The construction of digital scholarly editions is an essential endeavor for appropriately advancing humanities in the digital age, and extensive research has been conducted from various angles, focusing mainly on Latin script texts[1]. However, non-Latin script literature faces challenges, as they often lack sufficient representation in Unicode, making OCR (Optical Character Recognition) and HTR (Handwritten Text Recognition) inherently difficult. This has led to difficulties in developing digital scholarly editions for non-Latin scripts compared to their Latin counterparts, resulting in less widespread adoption. This study aims to improve this situation by presenting useful methods for constructing scholarly editions with non-Latin script literature.
The authors are working on a digital scholarly edition based on the Taisho Shinshu Daizōkyō (Taisho edition), a collection of Buddhist scriptures[2]. This text, printed in typescript from 1924 to 1934, has been digitized and consists of over 100 million characters, mainly in Chinese and Japanese. The authors' project has registered over 3,000 characters in Unicode (ISO/IEC 10646) but still contains several hundred unencoded characters, and efforts for their encoding continue[3]. The project involved over 200 researchers who proofread this extensive text twice, resulting in a highly accurate text database published in 2008. The database has been continually improved, including features that allow comparison of digital images of witnesses, available on cultural institutions' websites worldwide, on their site using the IIIF (International Image Interoperability Framework) standard. However, the alignment is not perfect and is based on 'volumes,' making it inefficient for users to search for corresponding sections in texts and images, which can be up to 30,000 characters long, and requires checking each character individually. The solution presented significantly improves this situation and has the potential to transform the behavior patterns of users of this digital scholarly edition, particularly researchers of Buddhist scriptures.

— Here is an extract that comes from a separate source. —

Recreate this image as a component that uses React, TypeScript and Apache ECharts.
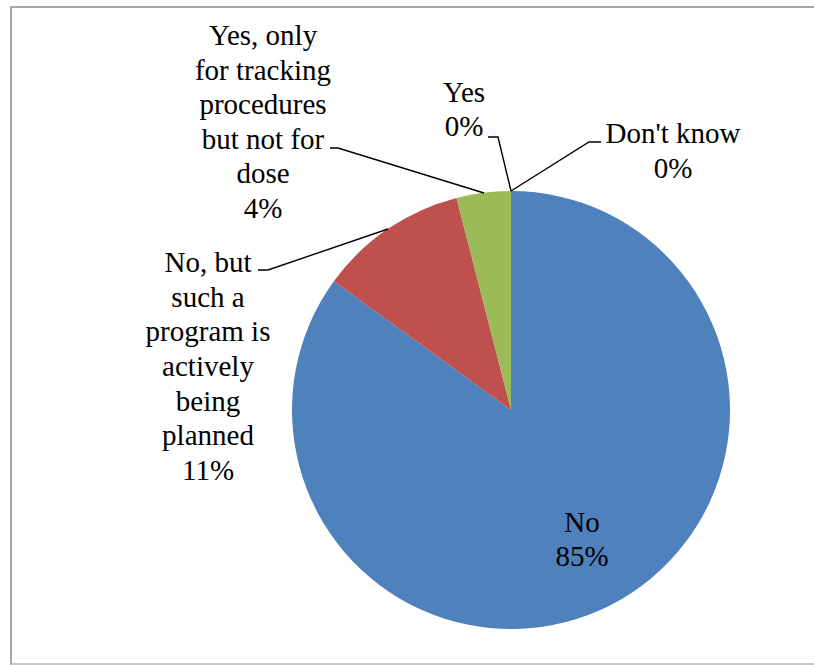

The solution, SATed (SAT Digital Scholarly Editing System), primarily utilizes manually created text data and highly accurate AI-assisted OCR/HTR software developed by the National Diet Library in Japan[4]. It currently targets five woodblock editions, totaling 820,824 images. The OCR software used in SATed achieves an accuracy of over 92% for these woodblock editions. Its availability as open-source software made batch processing feasible, enabling the realization of this system. SATed compares the high-accuracy OCR text, line by line, with the Taisho edition text using Python's difflib library. Differences are identified, and users can verify these on a browser by clicking on the text, seeing the differences between the Taisho edition, OCR text, and corresponding image location information. Additionally, users can correct OCR errors in the browser, though currently, this requires Google login due to technical limitations. (Figure 1, Figure 2)
This system greatly improves the efficiency of verifying variant readings in the Taisho edition. Previously, every character had to be checked manually, but now, the system identifies areas that require comparison, significantly reducing manual effort. It also offers a system for correcting OCR text, allowing for more accurate verification. Currently, the system requires batch processing but can be expanded to include new witnesses. This capability frees researchers from the laborious task of checking every character against digital facsimiles, potentially increasing participation in social editing[5] and broadening the possibilities for the development of scholarly editions.
This mechanism is not only applicable to Buddhist scriptures but also to East Asian literature in general, and its widespread adoption is anticipated. Although directly using this system may be challenging, it demonstrates the potential to provide efficient digital scholarly editions for non-Latin script texts by properly registering necessary characters in Unicode and training AI-OCR software.